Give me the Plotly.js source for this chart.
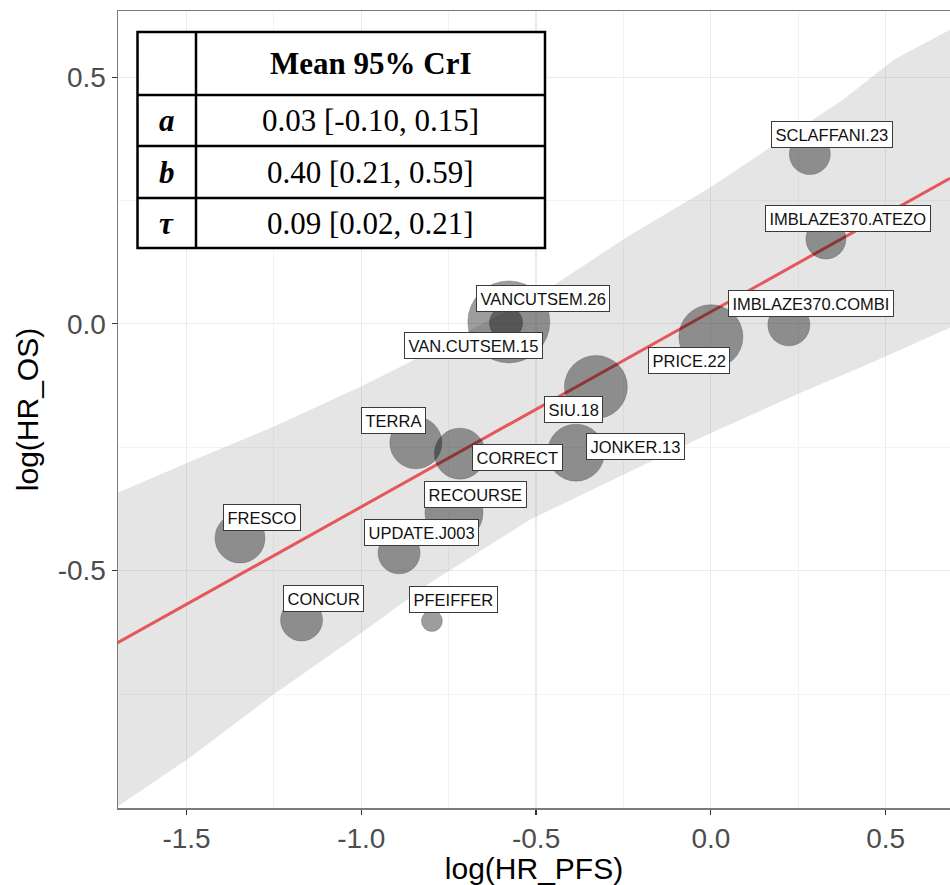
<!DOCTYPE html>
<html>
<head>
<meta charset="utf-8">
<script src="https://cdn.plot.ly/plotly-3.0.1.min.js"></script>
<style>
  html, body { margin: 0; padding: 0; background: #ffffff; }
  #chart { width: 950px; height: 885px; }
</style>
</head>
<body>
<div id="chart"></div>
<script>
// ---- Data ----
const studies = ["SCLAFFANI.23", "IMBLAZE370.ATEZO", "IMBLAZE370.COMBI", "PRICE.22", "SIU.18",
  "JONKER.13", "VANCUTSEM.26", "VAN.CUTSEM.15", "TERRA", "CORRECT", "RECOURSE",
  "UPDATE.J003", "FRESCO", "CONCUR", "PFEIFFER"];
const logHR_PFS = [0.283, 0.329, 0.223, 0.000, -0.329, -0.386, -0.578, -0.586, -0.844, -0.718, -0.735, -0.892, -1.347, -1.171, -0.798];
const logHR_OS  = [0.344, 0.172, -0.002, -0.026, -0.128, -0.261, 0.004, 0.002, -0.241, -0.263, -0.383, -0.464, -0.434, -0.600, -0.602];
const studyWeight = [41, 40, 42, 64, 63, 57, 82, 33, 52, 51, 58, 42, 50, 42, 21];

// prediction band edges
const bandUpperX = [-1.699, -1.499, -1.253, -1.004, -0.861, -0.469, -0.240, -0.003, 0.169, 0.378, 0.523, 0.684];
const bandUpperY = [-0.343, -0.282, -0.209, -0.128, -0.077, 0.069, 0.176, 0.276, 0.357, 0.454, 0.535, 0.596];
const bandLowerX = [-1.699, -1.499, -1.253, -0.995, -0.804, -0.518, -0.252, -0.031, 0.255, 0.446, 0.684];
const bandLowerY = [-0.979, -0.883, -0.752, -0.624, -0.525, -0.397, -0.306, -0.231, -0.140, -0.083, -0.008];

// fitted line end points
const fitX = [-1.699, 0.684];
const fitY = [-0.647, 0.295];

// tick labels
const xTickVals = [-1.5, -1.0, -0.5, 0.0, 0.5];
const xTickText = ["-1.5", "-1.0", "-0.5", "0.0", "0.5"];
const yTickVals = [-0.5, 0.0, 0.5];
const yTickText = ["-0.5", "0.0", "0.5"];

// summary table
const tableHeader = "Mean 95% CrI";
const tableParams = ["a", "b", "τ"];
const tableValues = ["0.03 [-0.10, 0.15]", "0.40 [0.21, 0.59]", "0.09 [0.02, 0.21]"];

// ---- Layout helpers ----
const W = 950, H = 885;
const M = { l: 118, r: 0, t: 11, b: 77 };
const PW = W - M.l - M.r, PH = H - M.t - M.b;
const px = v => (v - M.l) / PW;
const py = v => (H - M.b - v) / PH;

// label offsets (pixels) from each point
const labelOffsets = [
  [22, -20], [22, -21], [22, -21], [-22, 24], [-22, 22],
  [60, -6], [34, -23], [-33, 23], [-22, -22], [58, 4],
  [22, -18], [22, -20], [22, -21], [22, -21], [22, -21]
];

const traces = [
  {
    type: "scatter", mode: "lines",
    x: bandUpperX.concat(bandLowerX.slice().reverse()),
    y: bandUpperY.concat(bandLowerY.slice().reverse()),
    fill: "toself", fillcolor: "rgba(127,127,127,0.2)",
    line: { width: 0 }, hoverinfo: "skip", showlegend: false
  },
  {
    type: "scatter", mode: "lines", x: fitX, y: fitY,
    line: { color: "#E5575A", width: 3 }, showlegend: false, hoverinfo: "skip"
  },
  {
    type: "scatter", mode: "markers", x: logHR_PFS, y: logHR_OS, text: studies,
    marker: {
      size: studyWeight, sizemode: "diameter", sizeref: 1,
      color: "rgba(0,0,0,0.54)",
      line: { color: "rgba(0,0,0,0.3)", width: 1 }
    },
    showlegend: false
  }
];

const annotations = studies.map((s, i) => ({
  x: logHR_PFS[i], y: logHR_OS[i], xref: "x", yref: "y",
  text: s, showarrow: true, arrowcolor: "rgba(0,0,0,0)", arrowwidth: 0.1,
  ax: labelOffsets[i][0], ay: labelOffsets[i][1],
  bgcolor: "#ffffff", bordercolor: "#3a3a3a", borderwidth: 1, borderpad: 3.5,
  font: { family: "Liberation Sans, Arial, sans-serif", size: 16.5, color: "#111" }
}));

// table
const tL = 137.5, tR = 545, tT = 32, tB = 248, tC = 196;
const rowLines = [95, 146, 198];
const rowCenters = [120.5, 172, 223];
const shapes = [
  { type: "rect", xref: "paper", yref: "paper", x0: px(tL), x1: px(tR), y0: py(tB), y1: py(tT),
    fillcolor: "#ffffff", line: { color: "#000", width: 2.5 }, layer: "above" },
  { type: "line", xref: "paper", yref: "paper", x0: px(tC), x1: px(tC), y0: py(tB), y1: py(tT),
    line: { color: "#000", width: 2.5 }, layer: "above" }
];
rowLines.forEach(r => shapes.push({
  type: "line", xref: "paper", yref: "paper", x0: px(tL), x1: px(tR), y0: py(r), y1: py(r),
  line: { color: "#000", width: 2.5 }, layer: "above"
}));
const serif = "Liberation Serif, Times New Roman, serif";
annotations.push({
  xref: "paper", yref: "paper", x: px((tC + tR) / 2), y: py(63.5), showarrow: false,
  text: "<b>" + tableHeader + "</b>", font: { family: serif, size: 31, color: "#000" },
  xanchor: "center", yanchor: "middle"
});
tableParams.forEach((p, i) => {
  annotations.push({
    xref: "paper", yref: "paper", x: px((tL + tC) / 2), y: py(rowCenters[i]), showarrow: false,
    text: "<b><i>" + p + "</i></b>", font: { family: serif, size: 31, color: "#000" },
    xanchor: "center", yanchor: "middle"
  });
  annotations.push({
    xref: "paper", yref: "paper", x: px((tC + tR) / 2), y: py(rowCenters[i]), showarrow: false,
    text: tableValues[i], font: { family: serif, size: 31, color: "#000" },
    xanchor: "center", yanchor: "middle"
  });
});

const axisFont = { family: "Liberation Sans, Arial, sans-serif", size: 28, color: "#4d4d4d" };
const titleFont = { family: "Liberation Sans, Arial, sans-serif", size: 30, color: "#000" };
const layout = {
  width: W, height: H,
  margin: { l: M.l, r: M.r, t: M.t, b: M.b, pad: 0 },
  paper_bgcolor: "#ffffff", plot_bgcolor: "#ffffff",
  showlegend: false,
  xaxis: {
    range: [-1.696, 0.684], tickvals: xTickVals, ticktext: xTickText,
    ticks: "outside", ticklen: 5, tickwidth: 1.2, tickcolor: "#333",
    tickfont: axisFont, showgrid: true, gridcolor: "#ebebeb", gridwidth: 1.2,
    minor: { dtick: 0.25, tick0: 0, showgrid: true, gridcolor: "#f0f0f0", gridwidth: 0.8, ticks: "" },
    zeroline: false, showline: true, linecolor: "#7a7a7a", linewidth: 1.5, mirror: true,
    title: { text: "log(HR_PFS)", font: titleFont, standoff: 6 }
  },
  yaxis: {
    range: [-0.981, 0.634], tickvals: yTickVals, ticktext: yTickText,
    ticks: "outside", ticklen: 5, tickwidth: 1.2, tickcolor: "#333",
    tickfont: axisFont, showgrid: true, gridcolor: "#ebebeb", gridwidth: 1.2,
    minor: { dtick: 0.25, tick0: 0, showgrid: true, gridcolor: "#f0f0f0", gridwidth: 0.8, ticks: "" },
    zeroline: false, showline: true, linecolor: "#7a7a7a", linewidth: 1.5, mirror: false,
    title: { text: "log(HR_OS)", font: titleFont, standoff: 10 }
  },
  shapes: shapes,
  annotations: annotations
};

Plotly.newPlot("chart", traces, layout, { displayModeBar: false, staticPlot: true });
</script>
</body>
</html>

# PROBLEM:
Working from the material above, state how many lines contain "chart"; give only the number.

# RESPONSE:
4